--- PROBLEM DETAILS ---
Tally the lines below that contain "this". The number is the whole answer.

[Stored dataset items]

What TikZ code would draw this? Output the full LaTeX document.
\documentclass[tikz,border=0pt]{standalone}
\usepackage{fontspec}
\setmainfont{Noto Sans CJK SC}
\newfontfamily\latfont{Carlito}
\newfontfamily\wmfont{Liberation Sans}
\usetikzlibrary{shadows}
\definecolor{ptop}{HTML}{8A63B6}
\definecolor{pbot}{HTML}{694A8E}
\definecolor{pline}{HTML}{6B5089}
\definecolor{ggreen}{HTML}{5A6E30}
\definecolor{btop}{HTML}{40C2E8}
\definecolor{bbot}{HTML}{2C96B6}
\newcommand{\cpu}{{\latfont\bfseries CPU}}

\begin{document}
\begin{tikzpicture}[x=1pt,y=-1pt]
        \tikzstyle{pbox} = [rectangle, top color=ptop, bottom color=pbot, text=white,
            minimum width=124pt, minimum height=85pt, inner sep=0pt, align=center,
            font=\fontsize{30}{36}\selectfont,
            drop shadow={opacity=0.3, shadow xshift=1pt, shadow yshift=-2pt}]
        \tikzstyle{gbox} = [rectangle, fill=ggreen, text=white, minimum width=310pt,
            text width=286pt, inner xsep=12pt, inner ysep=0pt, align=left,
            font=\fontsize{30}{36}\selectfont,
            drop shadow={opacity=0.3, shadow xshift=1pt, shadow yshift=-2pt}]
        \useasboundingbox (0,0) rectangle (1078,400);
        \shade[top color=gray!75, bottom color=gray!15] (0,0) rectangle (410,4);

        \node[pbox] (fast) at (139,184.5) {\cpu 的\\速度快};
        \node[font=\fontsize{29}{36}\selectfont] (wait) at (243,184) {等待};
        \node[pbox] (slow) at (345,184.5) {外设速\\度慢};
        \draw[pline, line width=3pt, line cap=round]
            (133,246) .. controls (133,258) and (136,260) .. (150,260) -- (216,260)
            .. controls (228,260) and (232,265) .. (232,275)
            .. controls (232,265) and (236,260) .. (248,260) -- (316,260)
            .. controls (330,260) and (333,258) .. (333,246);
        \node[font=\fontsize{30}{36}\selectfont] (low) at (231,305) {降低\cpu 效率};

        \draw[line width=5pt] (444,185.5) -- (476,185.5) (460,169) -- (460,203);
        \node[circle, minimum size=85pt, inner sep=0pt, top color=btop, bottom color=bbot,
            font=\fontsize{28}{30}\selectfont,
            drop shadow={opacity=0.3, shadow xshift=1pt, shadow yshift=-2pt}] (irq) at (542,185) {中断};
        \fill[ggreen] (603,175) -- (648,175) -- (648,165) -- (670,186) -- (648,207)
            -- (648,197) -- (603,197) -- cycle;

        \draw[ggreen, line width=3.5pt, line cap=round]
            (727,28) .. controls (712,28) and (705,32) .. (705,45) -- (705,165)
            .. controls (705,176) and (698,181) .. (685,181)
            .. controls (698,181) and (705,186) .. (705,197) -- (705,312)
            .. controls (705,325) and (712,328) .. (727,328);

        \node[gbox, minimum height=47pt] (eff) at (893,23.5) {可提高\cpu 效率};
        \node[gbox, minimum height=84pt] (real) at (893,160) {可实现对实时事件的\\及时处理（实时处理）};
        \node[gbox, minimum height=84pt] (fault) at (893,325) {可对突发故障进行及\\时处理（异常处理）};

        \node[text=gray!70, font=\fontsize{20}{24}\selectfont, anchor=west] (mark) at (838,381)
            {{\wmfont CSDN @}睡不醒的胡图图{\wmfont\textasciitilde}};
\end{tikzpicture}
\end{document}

==

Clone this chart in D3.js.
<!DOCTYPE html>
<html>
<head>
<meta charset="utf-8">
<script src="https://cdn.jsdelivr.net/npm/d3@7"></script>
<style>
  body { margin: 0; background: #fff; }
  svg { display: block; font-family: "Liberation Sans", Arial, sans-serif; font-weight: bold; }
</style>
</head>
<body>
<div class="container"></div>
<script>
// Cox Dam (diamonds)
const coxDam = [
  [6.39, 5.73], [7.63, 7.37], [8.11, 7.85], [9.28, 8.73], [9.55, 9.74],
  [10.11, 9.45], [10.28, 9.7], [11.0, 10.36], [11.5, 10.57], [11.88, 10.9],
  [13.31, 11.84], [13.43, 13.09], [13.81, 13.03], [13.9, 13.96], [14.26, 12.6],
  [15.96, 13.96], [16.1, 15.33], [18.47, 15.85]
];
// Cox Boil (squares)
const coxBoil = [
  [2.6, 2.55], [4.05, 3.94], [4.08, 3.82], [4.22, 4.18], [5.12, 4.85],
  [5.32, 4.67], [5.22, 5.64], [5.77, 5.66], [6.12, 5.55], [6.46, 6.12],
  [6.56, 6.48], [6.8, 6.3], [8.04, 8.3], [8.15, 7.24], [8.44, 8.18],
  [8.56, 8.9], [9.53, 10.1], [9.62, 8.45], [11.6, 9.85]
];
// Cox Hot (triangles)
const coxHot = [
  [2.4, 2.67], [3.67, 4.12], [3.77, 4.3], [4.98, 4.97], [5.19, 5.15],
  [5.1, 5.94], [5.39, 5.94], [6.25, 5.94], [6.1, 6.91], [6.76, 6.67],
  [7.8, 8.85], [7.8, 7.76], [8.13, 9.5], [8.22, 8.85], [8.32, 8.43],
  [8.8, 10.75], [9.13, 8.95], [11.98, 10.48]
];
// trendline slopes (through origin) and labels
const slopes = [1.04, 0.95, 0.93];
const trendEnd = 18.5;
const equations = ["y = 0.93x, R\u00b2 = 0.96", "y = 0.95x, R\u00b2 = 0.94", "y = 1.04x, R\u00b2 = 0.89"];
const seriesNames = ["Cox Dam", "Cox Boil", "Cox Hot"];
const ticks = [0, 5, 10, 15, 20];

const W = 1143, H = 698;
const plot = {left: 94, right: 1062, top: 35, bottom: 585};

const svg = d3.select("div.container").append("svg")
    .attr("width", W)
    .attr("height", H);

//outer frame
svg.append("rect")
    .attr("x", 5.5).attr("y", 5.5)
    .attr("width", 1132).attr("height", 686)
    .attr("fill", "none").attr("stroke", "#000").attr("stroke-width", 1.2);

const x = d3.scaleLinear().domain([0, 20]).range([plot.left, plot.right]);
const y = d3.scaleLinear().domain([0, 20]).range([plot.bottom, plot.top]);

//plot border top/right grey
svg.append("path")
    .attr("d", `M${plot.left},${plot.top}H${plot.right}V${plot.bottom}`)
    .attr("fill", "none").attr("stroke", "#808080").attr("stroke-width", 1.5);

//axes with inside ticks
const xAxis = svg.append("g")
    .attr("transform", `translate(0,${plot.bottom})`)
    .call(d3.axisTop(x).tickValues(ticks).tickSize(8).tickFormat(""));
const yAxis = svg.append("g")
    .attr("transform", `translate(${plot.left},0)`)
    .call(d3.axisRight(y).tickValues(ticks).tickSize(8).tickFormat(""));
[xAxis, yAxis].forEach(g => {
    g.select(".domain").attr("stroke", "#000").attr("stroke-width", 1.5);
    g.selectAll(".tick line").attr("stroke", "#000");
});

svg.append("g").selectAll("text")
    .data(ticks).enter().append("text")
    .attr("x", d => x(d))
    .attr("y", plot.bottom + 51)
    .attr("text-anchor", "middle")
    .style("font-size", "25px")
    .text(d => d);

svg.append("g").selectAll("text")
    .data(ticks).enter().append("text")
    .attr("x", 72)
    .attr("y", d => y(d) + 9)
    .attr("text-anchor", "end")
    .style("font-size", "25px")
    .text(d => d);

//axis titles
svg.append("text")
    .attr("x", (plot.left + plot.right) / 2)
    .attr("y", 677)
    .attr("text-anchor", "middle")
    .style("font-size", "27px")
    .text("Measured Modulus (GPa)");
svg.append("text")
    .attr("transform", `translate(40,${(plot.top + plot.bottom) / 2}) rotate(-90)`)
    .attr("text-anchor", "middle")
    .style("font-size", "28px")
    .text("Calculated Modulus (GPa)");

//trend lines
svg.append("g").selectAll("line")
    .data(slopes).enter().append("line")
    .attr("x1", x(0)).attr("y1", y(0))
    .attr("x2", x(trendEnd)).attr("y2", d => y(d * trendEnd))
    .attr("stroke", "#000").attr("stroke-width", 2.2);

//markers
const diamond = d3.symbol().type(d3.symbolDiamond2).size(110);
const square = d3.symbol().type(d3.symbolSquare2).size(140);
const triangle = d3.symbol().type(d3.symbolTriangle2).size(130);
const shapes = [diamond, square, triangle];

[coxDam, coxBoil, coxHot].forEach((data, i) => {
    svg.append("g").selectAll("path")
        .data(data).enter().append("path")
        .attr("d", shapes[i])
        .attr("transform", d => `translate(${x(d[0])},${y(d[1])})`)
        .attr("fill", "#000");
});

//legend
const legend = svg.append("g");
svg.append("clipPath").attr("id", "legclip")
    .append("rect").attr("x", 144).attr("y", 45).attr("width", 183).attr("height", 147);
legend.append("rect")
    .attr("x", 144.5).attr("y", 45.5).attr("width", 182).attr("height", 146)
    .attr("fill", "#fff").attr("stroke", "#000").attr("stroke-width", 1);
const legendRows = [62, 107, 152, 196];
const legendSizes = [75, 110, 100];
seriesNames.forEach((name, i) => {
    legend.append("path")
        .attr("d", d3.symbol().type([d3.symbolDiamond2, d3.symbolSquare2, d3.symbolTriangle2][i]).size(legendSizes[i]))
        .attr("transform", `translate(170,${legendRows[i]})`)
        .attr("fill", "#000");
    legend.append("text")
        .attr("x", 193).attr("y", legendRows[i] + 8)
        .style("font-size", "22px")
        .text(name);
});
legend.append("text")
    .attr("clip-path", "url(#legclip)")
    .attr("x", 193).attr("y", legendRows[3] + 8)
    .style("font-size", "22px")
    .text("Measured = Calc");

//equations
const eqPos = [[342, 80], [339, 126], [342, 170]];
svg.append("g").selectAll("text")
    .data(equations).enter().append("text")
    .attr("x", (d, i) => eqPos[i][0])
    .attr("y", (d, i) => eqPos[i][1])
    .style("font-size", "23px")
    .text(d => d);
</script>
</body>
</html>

--- WRITTEN ANSWER ---
2